Dulu, di samping masjid terdapat pohon sawo (sekarang sudah ditebang guna pembangunan MTs NU Putri). Menurut penuturan salah seorang warga Buntet Pesantren, Akhmad Ali Hasyim, pohon tersebut sebagai tanda bahwa di wilayah tersebut terdapat anggota pasukan Pangeran Diponegoro. Kita tahu, bahwa Pangeran Diponegoro menganut Tarekat Syatariyah. Buntet Pesantren sebelum juga menganut Tarekat Tijaniyyah, sudah lebih dulu menganut Tarekat Syatariyyah sejak Sunan Gunung Jati yang kemudian turun temurun sampai sekarang. K.H. Mutaad, ayahanda K.H. Abdul Jamil, atau menantu pendiri Pondok Buntet Pesantren, merupakan salah satu anggota pasukan Pangeran Diponegoro.
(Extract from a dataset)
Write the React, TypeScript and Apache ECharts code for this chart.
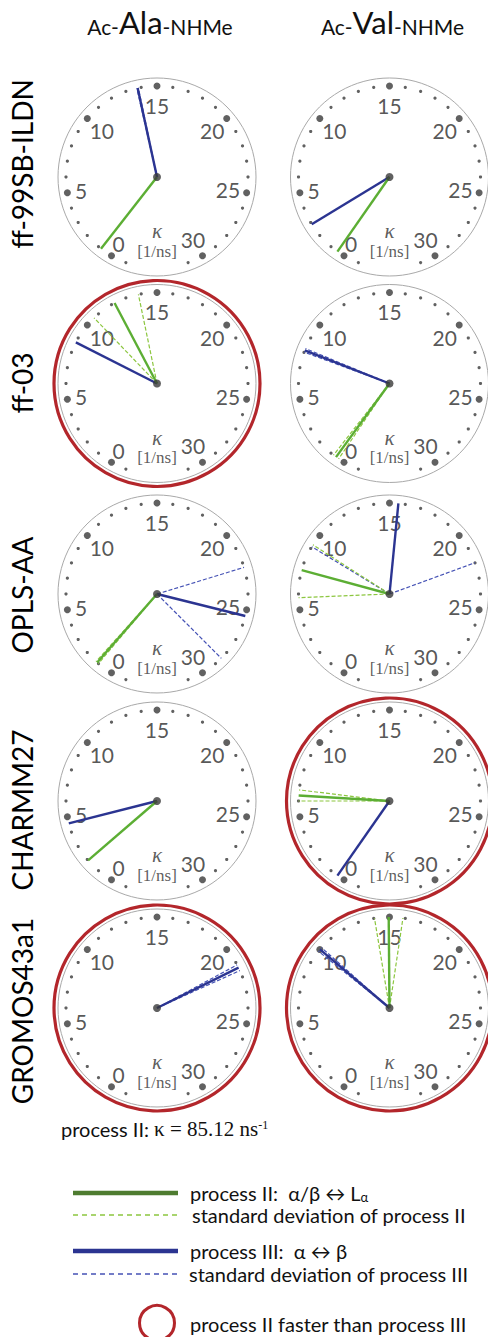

Hal ini juga bisa dilihat di beberapa pesantren lain, seperti Pesantren Gedongan dan Pesantren Benda Kerep. Kedua masjid di dua pesantren tersebut memiliki arsitektur yang hampir sama dengan Masjid Agung Buntet Pesantren. Namun, masjid Pesantren Gedongan telah direhab sehingga sudah tidak terlihat bentuk aslinya. Sementara itu, Buntet Pesantren dan Benda Kerep masih mempertahankan arsitektur sesuai bentuk aslinya. K.H. Abdullah Abbas, menurut penuturan Kiai Hamid, meminta agar bentuk masjid tidak diubah. Meskipun tidak besar, Mbah Dulah, panggilan akrab K.H. Abdullah Abbas, berpesan agar tidak dipugar. Putra Kiai Abbas itu membiarkan bentuk masjid seperti asalnya.
Tradisi
Empat kali dalam setahun, Masjid Agung Buntet Pesantren menggelar genjringan, yakni pada (1) Maulid Nabi Muhammad Saw., tepat pada malam tanggal 12 Rabiul Awal; (2) Isra Mi’raj Nabi Muhammad Saw., tepat pada malam tanggal 27 Rajab; (3) Khatmil Quran pada malam tanggal 15 Ramadan, dan (4) Khatmil Quran pada malam 28 atau 29 Ramadan.
Gelaran pertama didahului dengan pengajian kitab al-Barzanji karya Syaikh Ja’far al-Barzanji. Para santri menggunakan kitab Madarijus Shu’ud, syarah al-Barzanji, karya Syaikh Nawawi al-Bantani. Kitab tersebut dibaca secara bergantian oleh tujuh kiai selama tiga hari. Puncaknya, di hari keempat, tepat pada malam tanggal 12 Rabiul Awal, seluruh kiai, santri, dan masyarakat Buntet Pesantren berkumpul marhabanan. Usai marhabanan, barulah genjringan ditabuh hingga tengah malam.
Adapun gelaran kedua diawali dengan pengajian kitab Qisshat al-Mi’raj karya Syaikh Dardir. Kitab ini juga dibaca selama tiga hari oleh tujuh kiai yang telah ditunjuk oleh DKM.
Seperti pada umumnya kenduri, kegiatan tersebut juga diramaikan dengan bancakan. Para kiai makan dalam satu nampan, sedangkan santri dibagikan nasi bungkus. Para penabuh genjring dan orang-orang yang turut mendendangkan syair-syairnya juga makan bersama usai gelaran tersebut.